Exercise details — Look through the entries below and extract exactly the lines from the one containing "What React, TypeScript" through the one containing "DO FUNDO (Valor", ends included.

--- START OF Items ---

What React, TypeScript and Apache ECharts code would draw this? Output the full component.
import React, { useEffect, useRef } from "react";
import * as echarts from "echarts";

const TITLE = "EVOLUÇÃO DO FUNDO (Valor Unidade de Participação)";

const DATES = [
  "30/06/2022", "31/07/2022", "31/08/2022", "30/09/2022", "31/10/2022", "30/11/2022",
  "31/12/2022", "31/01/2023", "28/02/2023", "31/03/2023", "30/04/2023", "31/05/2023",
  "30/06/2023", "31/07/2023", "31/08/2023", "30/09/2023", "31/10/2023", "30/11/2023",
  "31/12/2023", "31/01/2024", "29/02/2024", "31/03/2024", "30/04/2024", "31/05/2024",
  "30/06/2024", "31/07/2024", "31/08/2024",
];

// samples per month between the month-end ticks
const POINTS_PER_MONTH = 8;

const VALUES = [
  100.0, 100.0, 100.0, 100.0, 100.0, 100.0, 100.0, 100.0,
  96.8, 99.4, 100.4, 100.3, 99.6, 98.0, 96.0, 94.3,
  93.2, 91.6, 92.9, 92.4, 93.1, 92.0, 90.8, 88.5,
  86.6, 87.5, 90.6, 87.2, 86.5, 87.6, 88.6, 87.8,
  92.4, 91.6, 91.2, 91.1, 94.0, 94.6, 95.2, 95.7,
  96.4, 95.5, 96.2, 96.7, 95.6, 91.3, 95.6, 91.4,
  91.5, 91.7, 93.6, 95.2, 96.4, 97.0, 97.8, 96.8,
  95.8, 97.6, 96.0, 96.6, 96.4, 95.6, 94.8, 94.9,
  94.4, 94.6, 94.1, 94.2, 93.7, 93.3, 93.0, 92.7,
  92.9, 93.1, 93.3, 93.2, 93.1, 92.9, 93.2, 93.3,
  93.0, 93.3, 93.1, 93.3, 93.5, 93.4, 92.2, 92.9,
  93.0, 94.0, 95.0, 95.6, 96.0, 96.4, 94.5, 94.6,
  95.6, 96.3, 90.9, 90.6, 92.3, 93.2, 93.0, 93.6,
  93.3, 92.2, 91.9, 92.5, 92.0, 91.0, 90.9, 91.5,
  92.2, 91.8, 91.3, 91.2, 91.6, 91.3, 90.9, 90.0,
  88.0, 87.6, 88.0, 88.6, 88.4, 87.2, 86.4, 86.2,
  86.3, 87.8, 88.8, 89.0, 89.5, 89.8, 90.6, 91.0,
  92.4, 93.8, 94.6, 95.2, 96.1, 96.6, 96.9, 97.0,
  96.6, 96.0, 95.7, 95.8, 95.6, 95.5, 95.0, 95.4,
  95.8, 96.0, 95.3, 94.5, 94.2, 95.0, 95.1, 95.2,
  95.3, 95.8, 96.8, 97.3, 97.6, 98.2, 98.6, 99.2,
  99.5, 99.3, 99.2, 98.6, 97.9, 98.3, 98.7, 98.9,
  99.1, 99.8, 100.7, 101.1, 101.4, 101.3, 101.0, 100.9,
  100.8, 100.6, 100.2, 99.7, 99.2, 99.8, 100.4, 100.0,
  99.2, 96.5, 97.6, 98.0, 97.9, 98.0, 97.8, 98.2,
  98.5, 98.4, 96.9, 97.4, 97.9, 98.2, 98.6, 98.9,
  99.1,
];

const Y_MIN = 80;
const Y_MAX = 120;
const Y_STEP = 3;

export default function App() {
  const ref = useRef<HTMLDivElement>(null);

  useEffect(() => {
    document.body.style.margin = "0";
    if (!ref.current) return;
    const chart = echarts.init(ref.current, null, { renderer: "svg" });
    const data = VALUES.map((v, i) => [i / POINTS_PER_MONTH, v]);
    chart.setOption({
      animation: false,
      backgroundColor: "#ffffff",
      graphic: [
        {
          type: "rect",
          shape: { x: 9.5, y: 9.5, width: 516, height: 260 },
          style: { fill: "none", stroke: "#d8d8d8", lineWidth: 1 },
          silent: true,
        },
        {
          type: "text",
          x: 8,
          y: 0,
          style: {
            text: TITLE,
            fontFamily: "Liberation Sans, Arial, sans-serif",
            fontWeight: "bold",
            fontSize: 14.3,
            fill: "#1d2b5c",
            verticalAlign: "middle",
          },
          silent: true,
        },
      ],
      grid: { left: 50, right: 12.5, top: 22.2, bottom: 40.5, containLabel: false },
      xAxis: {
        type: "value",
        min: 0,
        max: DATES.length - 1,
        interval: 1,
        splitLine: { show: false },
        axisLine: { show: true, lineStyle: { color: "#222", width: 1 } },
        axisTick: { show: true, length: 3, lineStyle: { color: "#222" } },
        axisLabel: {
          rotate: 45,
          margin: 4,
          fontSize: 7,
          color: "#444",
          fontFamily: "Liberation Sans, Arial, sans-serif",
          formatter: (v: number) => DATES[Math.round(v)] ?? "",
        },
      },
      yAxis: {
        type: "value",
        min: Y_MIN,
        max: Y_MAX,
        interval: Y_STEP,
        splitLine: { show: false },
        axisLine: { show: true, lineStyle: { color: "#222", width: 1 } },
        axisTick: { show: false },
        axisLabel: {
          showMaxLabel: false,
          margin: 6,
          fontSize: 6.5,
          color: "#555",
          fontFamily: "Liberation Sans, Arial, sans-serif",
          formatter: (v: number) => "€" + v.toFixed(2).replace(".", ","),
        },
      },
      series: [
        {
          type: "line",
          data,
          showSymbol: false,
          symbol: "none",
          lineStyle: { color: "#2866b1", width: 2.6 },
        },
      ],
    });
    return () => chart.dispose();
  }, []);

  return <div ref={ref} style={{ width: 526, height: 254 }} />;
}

--- END OF Items ---
--- START OF Items ---

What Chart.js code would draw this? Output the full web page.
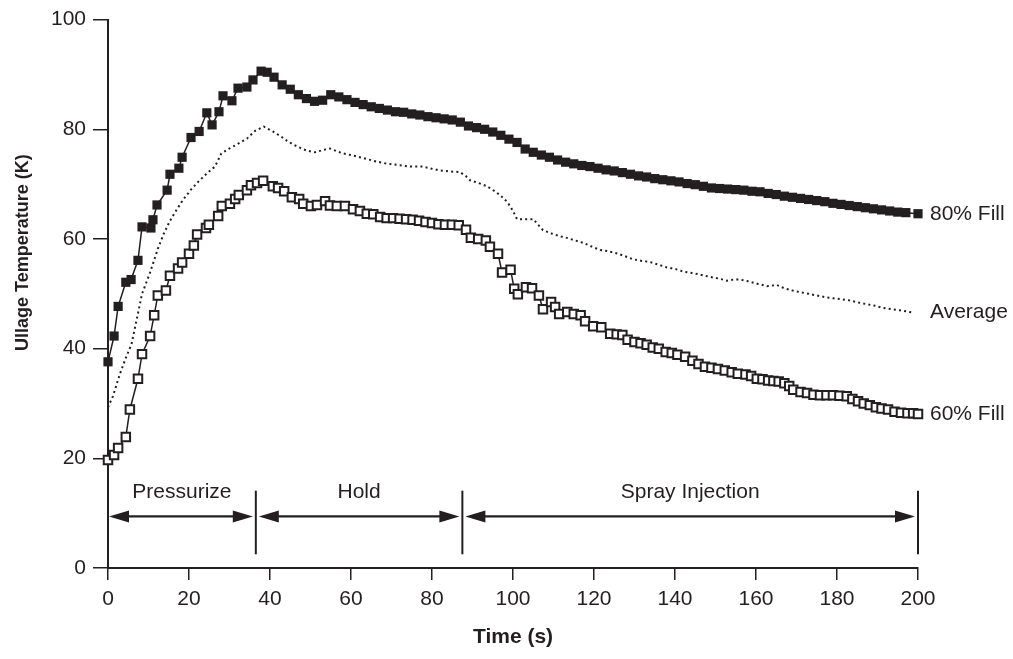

--- END OF Items ---
--- START OF Items ---

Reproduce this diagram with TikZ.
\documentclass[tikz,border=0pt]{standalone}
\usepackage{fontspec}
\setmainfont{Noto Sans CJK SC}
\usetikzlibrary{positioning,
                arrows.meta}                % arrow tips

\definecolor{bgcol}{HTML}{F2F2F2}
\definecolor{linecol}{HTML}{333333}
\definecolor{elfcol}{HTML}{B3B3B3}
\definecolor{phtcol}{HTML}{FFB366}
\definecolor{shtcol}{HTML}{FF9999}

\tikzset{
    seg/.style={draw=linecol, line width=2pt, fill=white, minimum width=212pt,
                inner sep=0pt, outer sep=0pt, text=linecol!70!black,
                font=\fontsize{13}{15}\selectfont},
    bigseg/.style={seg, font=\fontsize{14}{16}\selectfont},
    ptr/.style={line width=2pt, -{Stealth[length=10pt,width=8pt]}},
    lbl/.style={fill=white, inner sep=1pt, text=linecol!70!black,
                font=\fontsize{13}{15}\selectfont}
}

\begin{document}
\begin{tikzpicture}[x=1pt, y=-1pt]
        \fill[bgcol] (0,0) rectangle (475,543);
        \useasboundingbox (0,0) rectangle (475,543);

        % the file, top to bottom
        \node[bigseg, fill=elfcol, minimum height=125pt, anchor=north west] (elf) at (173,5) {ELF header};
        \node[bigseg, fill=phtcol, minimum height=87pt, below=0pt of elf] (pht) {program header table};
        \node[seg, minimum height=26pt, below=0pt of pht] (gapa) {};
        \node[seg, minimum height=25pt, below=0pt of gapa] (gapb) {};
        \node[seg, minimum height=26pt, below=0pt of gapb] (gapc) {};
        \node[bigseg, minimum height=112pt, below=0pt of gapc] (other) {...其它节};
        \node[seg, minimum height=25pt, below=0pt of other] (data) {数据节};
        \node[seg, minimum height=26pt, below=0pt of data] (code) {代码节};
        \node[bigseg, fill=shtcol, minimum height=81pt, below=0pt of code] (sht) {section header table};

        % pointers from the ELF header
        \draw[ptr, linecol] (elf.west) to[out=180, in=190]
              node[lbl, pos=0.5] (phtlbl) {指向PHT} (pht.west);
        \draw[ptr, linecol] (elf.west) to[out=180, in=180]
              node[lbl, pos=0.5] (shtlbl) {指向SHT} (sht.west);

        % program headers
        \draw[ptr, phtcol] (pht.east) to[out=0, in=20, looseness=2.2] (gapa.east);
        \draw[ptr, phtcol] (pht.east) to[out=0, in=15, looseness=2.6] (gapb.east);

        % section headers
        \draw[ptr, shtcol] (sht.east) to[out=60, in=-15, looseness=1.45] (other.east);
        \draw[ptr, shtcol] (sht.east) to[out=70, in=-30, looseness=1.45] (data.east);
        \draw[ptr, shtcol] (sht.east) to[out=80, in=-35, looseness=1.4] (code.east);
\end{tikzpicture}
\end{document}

--- END OF Items ---

Task output —
What React, TypeScript and Apache ECharts code would draw this? Output the full component.
import React, { useEffect, useRef } from "react";
import * as echarts from "echarts";

const TITLE = "EVOLUÇÃO DO FUNDO (Valor Unidade de Participação)";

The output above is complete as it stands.